4/25/2012 11:52 AM
By Jon Ritchings, Jr.
I think of everything around us as a tool. As part of the CHD community, I know that technology is definitely a tool. Technology has allowed us access to new surgical techniques and devices that have allowed many of us to live longer, more productive lives.
Experience is also a tool. Simple trial and error has answered many questions for my generation and the ones that are coming up now.
But what about our own personal tools? The ones we can use to make our lives better on a daily basis? For me, these sort of fall into two categories: Things that help me physically and things that help me mentally. I think all the tools I am going to discuss actually fall into both categories, but I tend to compartmentalize and always have.
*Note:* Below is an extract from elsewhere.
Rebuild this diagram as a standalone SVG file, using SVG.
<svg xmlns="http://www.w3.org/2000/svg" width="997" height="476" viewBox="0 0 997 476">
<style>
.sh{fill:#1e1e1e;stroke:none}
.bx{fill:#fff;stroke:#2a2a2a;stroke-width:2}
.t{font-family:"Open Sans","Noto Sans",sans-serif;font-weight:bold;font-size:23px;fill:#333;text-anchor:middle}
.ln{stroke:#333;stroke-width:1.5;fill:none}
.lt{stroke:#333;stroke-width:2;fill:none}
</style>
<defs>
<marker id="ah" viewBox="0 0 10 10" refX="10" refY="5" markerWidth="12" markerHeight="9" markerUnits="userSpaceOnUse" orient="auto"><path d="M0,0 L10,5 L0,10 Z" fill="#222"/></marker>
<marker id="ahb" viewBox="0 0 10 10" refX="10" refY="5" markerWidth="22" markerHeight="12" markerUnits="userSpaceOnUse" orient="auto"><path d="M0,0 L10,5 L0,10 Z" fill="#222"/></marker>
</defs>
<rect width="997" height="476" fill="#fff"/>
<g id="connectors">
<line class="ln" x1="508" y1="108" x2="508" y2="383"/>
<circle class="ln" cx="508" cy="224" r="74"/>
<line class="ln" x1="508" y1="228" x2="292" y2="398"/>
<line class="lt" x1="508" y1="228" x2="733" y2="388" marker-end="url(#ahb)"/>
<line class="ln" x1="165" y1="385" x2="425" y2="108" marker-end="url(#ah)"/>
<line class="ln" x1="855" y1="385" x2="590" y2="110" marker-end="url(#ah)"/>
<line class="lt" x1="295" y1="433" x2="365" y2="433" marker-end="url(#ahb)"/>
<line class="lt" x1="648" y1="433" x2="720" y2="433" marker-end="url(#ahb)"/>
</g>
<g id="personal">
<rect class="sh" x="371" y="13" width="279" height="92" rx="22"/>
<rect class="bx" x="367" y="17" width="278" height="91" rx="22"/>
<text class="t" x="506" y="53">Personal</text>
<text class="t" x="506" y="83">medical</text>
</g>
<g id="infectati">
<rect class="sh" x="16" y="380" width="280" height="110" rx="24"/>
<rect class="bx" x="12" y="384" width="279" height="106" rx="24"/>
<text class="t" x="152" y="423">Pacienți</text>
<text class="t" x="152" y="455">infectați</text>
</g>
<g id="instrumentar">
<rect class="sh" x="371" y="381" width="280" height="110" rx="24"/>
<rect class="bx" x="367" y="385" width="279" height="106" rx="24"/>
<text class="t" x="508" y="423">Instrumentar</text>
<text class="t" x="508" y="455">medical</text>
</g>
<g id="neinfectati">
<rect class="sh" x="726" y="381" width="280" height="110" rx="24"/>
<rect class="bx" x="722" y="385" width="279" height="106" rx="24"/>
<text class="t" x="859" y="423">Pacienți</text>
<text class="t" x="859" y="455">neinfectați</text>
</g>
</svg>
We each have our own personal set of tools that help us cope with life.
The big tool that helps physically is of course to some an eight letter swear word—exercise. For me, it's a lot of walking and some yoga. I try to do one or both every day. I think that by tiring out the body I sleep much better at night as well as keep the heart muscle in shape—or make them even better. Exercise is an important tool we should all be using to help us fight our defects.
Another physical tool is massage or acupuncture (although I don't know too much about acupuncture, I have heard many good things about it). I do know a little about massage, though. My regular hospital offers it as a free service when you’re a patient. I always take advantage of this. It is super relaxing and afterwards you feel invigorated and ready to face things. Often it is the only thing, not counting drugs, that helps me sleep.
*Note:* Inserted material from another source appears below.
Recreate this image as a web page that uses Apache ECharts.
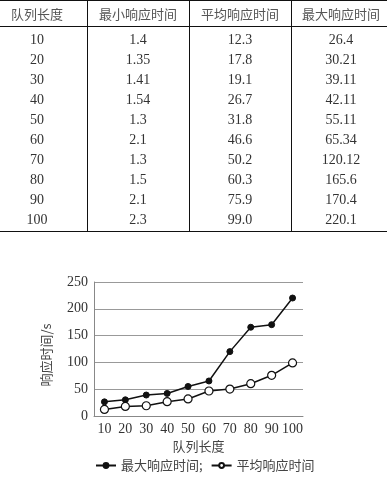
<!DOCTYPE html>
<html>
<head>
<meta charset="utf-8">
<script src="https://cdn.jsdelivr.net/npm/echarts@6/dist/echarts.min.js"></script>
<style>
html,body{margin:0;padding:0;background:#fff;}
#c{width:387px;height:483px;}
</style>
</head>
<body>
<div id="c"></div>
<script>
// ---- data ----
var headers = ['队列长度', '最小响应时间', '平均响应时间', '最大响应时间'];
var queueLen = ['10', '20', '30', '40', '50', '60', '70', '80', '90', '100'];
var minTime = ['1.4', '1.35', '1.41', '1.54', '1.3', '2.1', '1.3', '1.5', '2.1', '2.3'];
var avgTime = ['12.3', '17.8', '19.1', '26.7', '31.8', '46.6', '50.2', '60.3', '75.9', '99.0'];
var maxTime = ['26.4', '30.21', '39.11', '42.11', '55.11', '65.34', '120.12', '165.6', '170.4', '220.1'];
var yTicks = [0, 50, 100, 150, 200, 250];
var seriesNames = ['最大响应时间', '平均响应时间'];
var xName = '队列长度';
var yName = '响应时间/s';

// ---- table layout (styles/positions) ----
var colCenters = [37, 138, 240, 341];
var colLines = [87, 189, 291];
var headerY = 14, firstRowY = 40, rowStep = 20;
var topLine = 0.5, headLine = 26.5, bottomLine = 231.5;
var cnFont = '"Noto Sans CJK SC", sans-serif';
var numFont = '"Liberation Serif", "Times New Roman", serif';

var graphics = [];
function hline(y) {
  graphics.push({type: 'line', shape: {x1: 0, y1: y, x2: 387, y2: y}, style: {stroke: '#111', lineWidth: 1}});
}
hline(topLine); hline(headLine); hline(bottomLine);
colLines.forEach(function (x) {
  graphics.push({type: 'line', shape: {x1: x + 0.5, y1: 0, x2: x + 0.5, y2: bottomLine}, style: {stroke: '#111', lineWidth: 1}});
});
headers.forEach(function (h, i) {
  graphics.push({type: 'text', x: colCenters[i], y: headerY, style: {text: h, font: '13px ' + cnFont, fill: '#555', align: 'center', verticalAlign: 'middle'}});
});
var cols = [queueLen, minTime, avgTime, maxTime];
cols.forEach(function (col, ci) {
  col.forEach(function (v, ri) {
    graphics.push({type: 'text', x: colCenters[ci], y: firstRowY + ri * rowStep, style: {text: v, font: '14px ' + numFont, fill: '#333', align: 'center', verticalAlign: 'middle'}});
  });
});

var chart = echarts.init(document.getElementById('c'));
chart.setOption({
  animation: false,
  backgroundColor: '#fff',
  graphic: graphics,
  grid: {left: 94, right: 84, top: 282, bottom: 67, containLabel: false},
  legend: {
    data: seriesNames,
    left: 90, top: 454,
    itemWidth: 20, itemHeight: 6, itemGap: 8,
    formatter: function (n) { return n === seriesNames[0] ? n + ';' : n; },
    textStyle: {fontFamily: cnFont, fontSize: 13, color: '#444'}
  },
  xAxis: {
    type: 'category',
    data: queueLen,
    boundaryGap: true,
    name: xName,
    nameLocation: 'middle',
    nameGap: 24,
    nameTextStyle: {fontFamily: cnFont, fontSize: 13, color: '#444'},
    axisLine: {lineStyle: {color: '#888', width: 1}},
    axisTick: {inside: true, length: 3, lineStyle: {color: '#888'}},
    axisLabel: {fontFamily: numFont, fontSize: 14, color: '#333', margin: 6, interval: 0}
  },
  yAxis: {
    type: 'value',
    min: 0, max: 250, interval: 50,
    name: yName,
    nameLocation: 'middle',
    nameGap: 41,
    nameRotate: 90,
    nameTextStyle: {fontFamily: cnFont, fontSize: 13, color: '#444', padding: [0, 0, 0, -12]},
    axisLine: {show: true, lineStyle: {color: '#888', width: 1}},
    axisTick: {show: false},
    axisLabel: {fontFamily: numFont, fontSize: 14, color: '#333', margin: 6,
      formatter: function (v) { return yTicks.indexOf(v) >= 0 ? String(v) : ''; }},
    splitLine: {show: true, lineStyle: {color: '#999', width: 1}}
  },
  series: [
    {
      name: seriesNames[0], type: 'line', data: maxTime.map(Number),
      symbol: 'circle', symbolSize: 6,
      lineStyle: {color: '#111', width: 1.5},
      itemStyle: {color: '#111', borderColor: '#111', borderWidth: 1}
    },
    {
      name: seriesNames[1], type: 'line', data: avgTime.map(Number),
      symbol: 'circle', symbolSize: 8,
      lineStyle: {color: '#111', width: 1.5},
      itemStyle: {color: '#fff', borderColor: '#111', borderWidth: 1.2}
    }
  ]
});
</script>
</body>
</html>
The mental stuff is a little more ethereal. I think that the tools that work are different for each of us. Part of that is due to our personal lives and experiences. For some, prayer may help to center them and help to elevate their mood. For others, it might be meditation. I fall into the latter group.
I find that meditating really helps me sort of get my head on straight and to see the up side of a situation. Also, I find that keeping busy helps. I have a lot of hobbies, especially photography. It can take up a lot of time. Not only the actual taking of pictures, but the post-processing. Keeping your mind busy with things you enjoy is a great tool to help you climb out of a slump. What I'm saying is, find something that you enjoy doing and make it a point to do it as often as possible.
The last thing that really seems to help mentally is to talk about things that are bothering you. This can be with a professional or a friend—either one. I tend to talk to friends about things. It works well for me. I usually know what I'm going to do about a problem already, but getting things out and letting that anger, frustration and fear go is important. Holding it in just causes stress.
I hope that by seeing what tools I use to deal with my life it has helped you to figure out what will work for you in your life.
Jon Ritchings, Jr., is a 40-year-old father who was born with pulmonary atresia and hypoplastic right heart syndrome. Although he has made a career in retail, he prefers to be outdoors kayaking and taking photos. Jon likes to draw inspiration from quotes and one of his current favorites is from Lao Tzu: “I have just three things to teach: simplicity, patience, compassion. These three are your greatest treasures.”
1 comment(s) so far...
By Amy on
5/9/2012 2:26 PM
Re: My Personal Set of Tools
Thanks, Jon. I really appreciate this. I have found that yoga and walking are the two forms of exercise I can do consistently, and I have also found meditation to be an incredibly important tool. I receive regular acupuncture treatments to manage the crazy rhythms (especially tachycardia) that developed in association with my TGV surgeries. I use it in conjunction with my EP and cardiologist, never instead, but I have never had an ICD shock and I plan to use all of the tools you listed to prevent it from happening as best I can.